One reason so many wizards wanted to get rid of Albus Dumbledore was that he was soft on Muggles. Now he's gone too far: the headmaster has let those decidedly unmagical humans into Hogwarts. Tens of thousands a day swarm through the Wizarding World of Harry Potter, a 20-acre (8 hectare) swatch of Universal's Islands of Adventure theme park in Orlando, Fla. Beneath the looming redoubt of Hogwarts School, these undocumented aliens clog the quaint main street of Hogsmeade, buying Sneakoscopes and Fanged Flyers at Zonko's Joke Shop, mailing postcards (with special Potter stamps) from the Owlery, posing for a photo in front of the Hogwarts Express, slurping Butterbeer at the Three Broomsticks restaurant. Why, the clerk of the Hogsmeade branch of Ollivander's is bestowing holly wands on Muggle children. The whole spectacle is enough to turn a pureblood's stomach. Somebody alert the Ministry of Magic! Page Lucius Malfoy! This may require the attention of ... You-Know-Who.

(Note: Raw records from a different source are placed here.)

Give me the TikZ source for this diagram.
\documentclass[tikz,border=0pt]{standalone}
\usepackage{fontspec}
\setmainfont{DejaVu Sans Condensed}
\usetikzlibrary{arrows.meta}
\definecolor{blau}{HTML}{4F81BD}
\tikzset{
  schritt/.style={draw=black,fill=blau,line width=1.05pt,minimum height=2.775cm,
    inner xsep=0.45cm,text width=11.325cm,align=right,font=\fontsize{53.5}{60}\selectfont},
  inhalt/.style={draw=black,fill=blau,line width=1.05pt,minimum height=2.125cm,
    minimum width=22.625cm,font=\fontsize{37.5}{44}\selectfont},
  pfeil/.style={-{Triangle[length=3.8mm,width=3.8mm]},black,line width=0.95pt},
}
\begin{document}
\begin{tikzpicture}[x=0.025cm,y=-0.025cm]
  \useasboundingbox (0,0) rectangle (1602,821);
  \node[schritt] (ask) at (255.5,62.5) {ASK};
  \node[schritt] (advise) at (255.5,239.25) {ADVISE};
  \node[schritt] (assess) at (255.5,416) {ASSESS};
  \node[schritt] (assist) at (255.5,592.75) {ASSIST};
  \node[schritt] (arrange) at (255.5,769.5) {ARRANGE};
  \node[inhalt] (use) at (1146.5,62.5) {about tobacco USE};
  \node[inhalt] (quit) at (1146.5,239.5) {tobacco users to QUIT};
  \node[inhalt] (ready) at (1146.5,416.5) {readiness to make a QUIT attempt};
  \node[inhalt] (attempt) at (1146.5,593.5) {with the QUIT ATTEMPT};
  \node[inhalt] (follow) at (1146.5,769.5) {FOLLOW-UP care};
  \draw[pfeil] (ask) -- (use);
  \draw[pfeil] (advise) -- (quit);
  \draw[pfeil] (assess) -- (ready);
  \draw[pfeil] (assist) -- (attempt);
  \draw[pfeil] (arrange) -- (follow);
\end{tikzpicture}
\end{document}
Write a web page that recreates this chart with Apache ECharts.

The visitors are all votaries of J.K. Rowling's seven Potter novels, which have sold more than 400 million copies worldwide, and the six movies the books have so far spawned, which have earned nearly $5.5 billion in theaters and quillions more on DVD. Universal has spent a reported $265 million (or about the production cost of the sixth film, Harry Potter and the Half-Blood Prince) to concoct a grand, obsessively accurate replica of Rowling's vision.

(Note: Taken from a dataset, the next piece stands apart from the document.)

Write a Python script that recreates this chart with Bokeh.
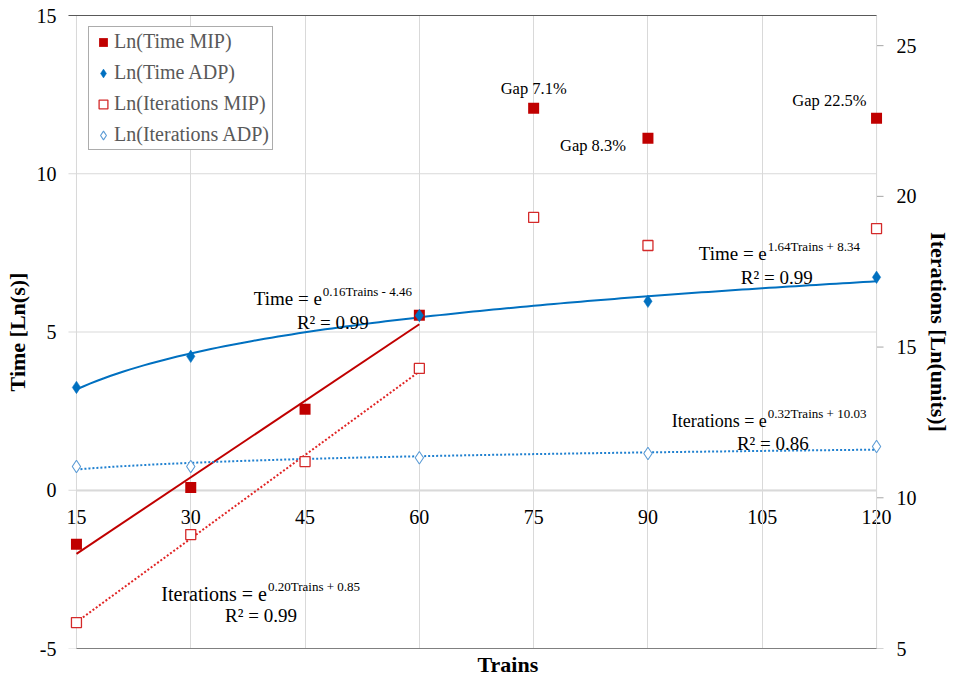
import numpy as np
from bokeh.plotting import figure
from bokeh.models import Range1d, LinearAxis, FixedTicker, Legend, LegendItem, Title
from bokeh.embed import file_html
from bokeh.resources import INLINE
from bokeh.core.properties import value

# ---------------- data ----------------
trains = [15, 30, 45, 60, 75, 90, 120]
ln_time_mip = [-1.71, 0.09, 2.56, 5.53, 12.07, 11.12, 11.75]
ln_iter_mip = [5.86, 8.78, 11.20, 14.29, 19.30, 18.37, 18.93]
trains_adp = [15, 30, 60, 90, 120]
ln_time_adp = [3.25, 4.23, 5.52, 5.97, 6.73]
ln_iter_adp = [11.04, 11.04, 11.33, 11.47, 11.70]
gap_labels = ["Gap 7.1%", "Gap 8.3%", "Gap 22.5%"]
x_ticks = [15, 30, 45, 60, 75, 90, 105, 120]
time_ticks = [-5, 0, 5, 10, 15]
iter_ticks = [5, 10, 15, 20, 25]
series_names = ["Ln(Time MIP)", "Ln(Time ADP)", "Ln(Iterations MIP)", "Ln(Iterations ADP)"]
eq_main = ["Time = e", "Time = e", "Iterations = e", "Iterations = e"]
eq_sup = ["0.16Trains  - 4.46", "1.64Trains  + 8.34", "0.20Trains  + 0.85", "0.32Trains  + 10.03"]
eq_r2 = ["R\u00b2 = 0.99", "R\u00b2 = 0.99", "R\u00b2 = 0.99", "R\u00b2 = 0.86"]

FONT = "Liberation Serif"
RED = "#C00000"
BLUE = "#0070C0"

# ---------------- geometry ----------------
W, H = 953, 684
FL, FR, FT, FB = 76, 878, 15, 648          # plot area of the chart
X0, X1 = 15, 120
Y0, Y1 = -5, 15
I0, I1 = 5, 26
PAD = 18                                    # extra frame room so edge markers are not clipped
KX = (FR - FL) / (X1 - X0)


def dx(px):
    return X0 + (px - FL) / KX


def dy(py):
    return Y1 - (py - FT) * (Y1 - Y0) / (FB - FT)


p = figure(width=W, height=H,
           x_range=Range1d(X0 - PAD / KX, X1 + PAD / KX), y_range=Range1d(Y0, Y1),
           output_backend="svg", toolbar_location=None,
           min_border_left=FL - PAD, min_border_right=W - FR - PAD, min_border_top=FT,
           min_border_bottom=H - FB, background_fill_color="white",
           border_fill_color="white", outline_line_color=None)
p.extra_y_ranges = {"iter": Range1d(I0, I1)}

# x axis crossing at y = 0
xax = p.below[0]
xax.ticker = FixedTicker(ticks=x_ticks)
xax.fixed_location = 0
xax.bounds = (X0, X1)
xax.level = "underlay"
xax.axis_line_color = "#d9d9d9"
xax.axis_line_width = 2
xax.major_tick_line_color = None
xax.minor_tick_line_color = None
xax.major_label_standoff = 14
xax.major_label_text_font = FONT
xax.major_label_text_font_size = "20px"
xax.major_label_text_color = "black"

# left axis: labels only (line and ticks drawn at x = 15 below)
yax = p.left[0]
yax.ticker = FixedTicker(ticks=time_ticks)
yax.major_label_overrides = {t: str(t) for t in time_ticks}
yax.axis_label = "Time [Ln(s)]"
yax.axis_line_color = None
yax.major_tick_line_color = None
yax.major_tick_out = 0
yax.major_tick_in = 0
yax.minor_tick_line_color = None
yax.minor_tick_out = 0
yax.major_label_standoff = 2
yax.major_label_text_font = FONT
yax.major_label_text_font_size = "20px"
yax.major_label_text_color = "black"
yax.axis_label_text_font = FONT
yax.axis_label_text_font_size = "22px"
yax.axis_label_text_font_style = "bold"
yax.axis_label_text_color = "black"
yax.axis_label_standoff = 4

p.xgrid.grid_line_color = "#d9d9d9"
p.ygrid.grid_line_color = None
# horizontal gridlines (with the outward tick stubs of the left axis)
p.segment(x0=[X0 - 8 / KX] * len(time_ticks), x1=[X1] * len(time_ticks), y0=time_ticks,
          y1=time_ticks, line_color="#d9d9d9", line_width=1, level="underlay")
# left axis line
p.segment(x0=[X0], x1=[X0], y0=[Y0], y1=[Y1], line_color="#d9d9d9", line_width=1,
          level="underlay")
# right axis line and its outward ticks
p.segment(x0=[X1], x1=[X1], y0=[I0], y1=[I1], line_color="#a6a6a6", line_width=1,
          level="underlay", y_range_name="iter")
p.segment(x0=[X1] * len(iter_ticks), x1=[X1 + 7 / KX] * len(iter_ticks), y0=iter_ticks,
          y1=iter_ticks, line_color="#a6a6a6", line_width=1, level="underlay",
          y_range_name="iter")

# bottom line
bax = LinearAxis(ticker=FixedTicker(ticks=[]), bounds=(X0, X1),
                 axis_line_color="#808080", major_tick_out=0, major_tick_in=0,
                 minor_tick_out=0, minor_tick_in=0, major_label_standoff=0)
p.add_layout(bax, "below")

# top line
tax = LinearAxis(ticker=FixedTicker(ticks=[]), bounds=(X0 - 8 / KX, X1),
                 axis_line_color="#595959",
                 major_tick_out=0, major_tick_in=0, minor_tick_out=0, minor_tick_in=0,
                 major_label_standoff=0)
p.add_layout(tax, "above")

# right axis: labels only
rax = LinearAxis(y_range_name="iter", ticker=FixedTicker(ticks=iter_ticks),
                 axis_label="Iterations [Ln(units)]",
                 axis_line_color=None, major_tick_line_color=None,
                 major_tick_out=0, major_tick_in=0, minor_tick_line_color=None,
                 minor_tick_out=0, major_label_standoff=2, major_label_text_font=FONT,
                 major_label_text_font_size="20px", major_label_text_color="black",
                 axis_label_standoff=6, axis_label_text_font=FONT,
                 axis_label_text_font_size="22px", axis_label_text_font_style="bold",
                 axis_label_text_color="black")
p.add_layout(rax, "right")

# "Trains" title below the plot
p.add_layout(Title(text="Trains", align="left", offset=477 - (FL - PAD), standoff=2,
                   text_font=FONT, text_font_size="22px", text_font_style="bold",
                   text_color="black"), "below")

# ---------------- trend lines ----------------
mx = np.array(trains[:4], dtype=float)
a1, b1 = np.polyfit(mx, ln_time_mip[:4], 1)
a2, b2 = np.polyfit(mx, ln_iter_mip[:4], 1)
ends = mx[[0, -1]]
p.line(ends, a1 * ends + b1, line_color=RED, line_width=2)
p.line(ends, a2 * ends + b2, line_color="#E02424", line_width=2, line_dash="2 2",
       y_range_name="iter")

ax_ = np.array(trains_adp, dtype=float)
c1, d1 = np.polyfit(np.log(ax_), ln_time_adp, 1)
c2, d2 = np.polyfit(np.log(ax_), ln_iter_adp, 1)
xs = np.linspace(ax_[0], ax_[-1], 120)
p.line(xs, c1 * np.log(xs) + d1, line_color=BLUE, line_width=2)
p.line(xs, c2 * np.log(xs) + d2, line_color="#1F80D0", line_width=2, line_dash="2 2",
       y_range_name="iter")

# ---------------- markers ----------------
r_iter_mip = p.scatter(trains, ln_iter_mip, marker="square", size=10,
                       fill_color="white", line_color="#D42A2A", line_width=1.3,
                       y_range_name="iter")
r_iter_adp = p.scatter(trains_adp, ln_iter_adp, marker="diamond", size=12.5,
                       fill_color="white", line_color="#5B9BD5",
                       line_width=1.1, y_range_name="iter")
r_time_mip = p.scatter(trains, ln_time_mip, marker="square", size=11,
                       fill_color=RED, line_color=RED, line_width=0)
r_time_adp = p.scatter(trains_adp, ln_time_adp, marker="diamond", size=12.5,
                       fill_color=BLUE, line_color=BLUE, line_width=0.5)

# ---------------- legend ----------------
legend = Legend(items=[LegendItem(label=series_names[0], renderers=[r_time_mip]),
                       LegendItem(label=series_names[1], renderers=[r_time_adp]),
                       LegendItem(label=series_names[2], renderers=[r_iter_mip]),
                       LegendItem(label=series_names[3], renderers=[r_iter_adp])],
                location=(88 - (FL - PAD), 648 - 29 - 121), padding=3, spacing=8,
                glyph_width=22, glyph_height=22, label_height=20, label_standoff=0,
                label_text_font=FONT, label_text_font_size="20px",
                label_text_color="#595959", border_line_color="#595959",
                border_line_width=1, background_fill_color="white",
                background_fill_alpha=1.0)
p.add_layout(legend, "center")

# ---------------- gap labels ----------------
gap_idx = [4, 5, 6]
gap_style = [("center", 0, -20), ("right", -22, 7), ("right", -10, -18)]
for k, i in enumerate(gap_idx):
    al, xo, yo = gap_style[k]
    p.text(x=[trains[i]], y=[ln_time_mip[i]], text=[gap_labels[k]],
           text_font=value(FONT), text_font_size="16.5px", text_color="black",
           text_align=al, text_baseline="middle", x_offset=xo, y_offset=yo)

# ---------------- equation labels ----------------
# (main right edge px, main baseline px, sup baseline px, r2 left px, r2 baseline px, main size)
eq_pos = [(322, 298, 291, 297, 322, "19px"),
          (768, 253, 246, 742, 277, "19px"),
          (267, 593, 586, 225, 615, "20px"),
          (768, 420, 413, 738, 443, "18px")]
for k in range(4):
    mr, mb, sb, rl, rb, ms = eq_pos[k]
    p.text(x=[dx(mr)], y=[dy(mb)], text=[eq_main[k]], text_font=value(FONT),
           text_font_size=ms, text_color="black", text_align="right",
           text_baseline="alphabetic")
    p.text(x=[dx(mr + 1)], y=[dy(sb)], text=[eq_sup[k]], text_font=value(FONT),
           text_font_size="13px", text_color="black", text_align="left",
           text_baseline="alphabetic")
    p.text(x=[dx(rl)], y=[dy(rb)], text=[eq_r2[k]], text_font=value(FONT),
           text_font_size="19px", text_color="black", text_align="left",
           text_baseline="alphabetic")

open("out.html", "w").write(file_html(p, INLINE))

The author made sure of that. Rowling had final approval on all aspects of the Wizarding World. From her home in Scotland, she signed off on the design, rides and some 600 pieces of merchandise, most of them unique to the park. Her involvement helped induce many of the films' stars including Daniel Radcliffe (Harry), Emma Watson (Hermione) and Rupert Grint (Ron) and artists (designers Stuart Craig and Alan Gilmore) to work with Universal's park sorcerers, Mark Woodbury and Thierry Coup. Rowling may hope to transform Muggles into wizards. Universal's goal is to turn the Potter legions' ardor into a major magnet for the company's two Florida theme parks and three hotels.
The great age of theme-park creation in the Sunshine State spanned a decade, from Disney-MGM Studios in 1989 to Islands of Adventure in 1999, with Universal Studios Florida and Animal Kingdom in between. The four parks, along with Disney's existing Magic Kingdom and Epcot, consolidated the Orlando area's status as a top vacation destination. This millennium has seen less expansion: a new attraction here (Universal Studios' the Simpsons, the funniest, best-scripted ride ever), a fireworks display there (the entrancing Wishes at the Magic Kingdom). The Great Recession took a big bite out of family-vacation budgets attendance at Universal's Florida parks dropped about 10% last year and stifled the ambition to build. Even the Wizarding World is just a new section of an existing park.
World of Wonder
But what's here is choice. Unlike the candy-colored palette of any Disney park, black, gray and white are the dominant shades at the Wizarding World: the daunting slate of Hogwarts, the subtly ornamented shops, all capped by the rooftops' perpetual snow, which in the oppressive summer heat serves as both a daydream and a taunt to sweltering guests. Cute, or Disney's robust American form of it, is out. Quaint, British-style, is in. The Wizarding World is a bit like Stratford-upon-Avon, except that Rowling, not Shakespeare, is the presiding genius. And you don't walk into the house she once lived in; you experience the dream she created.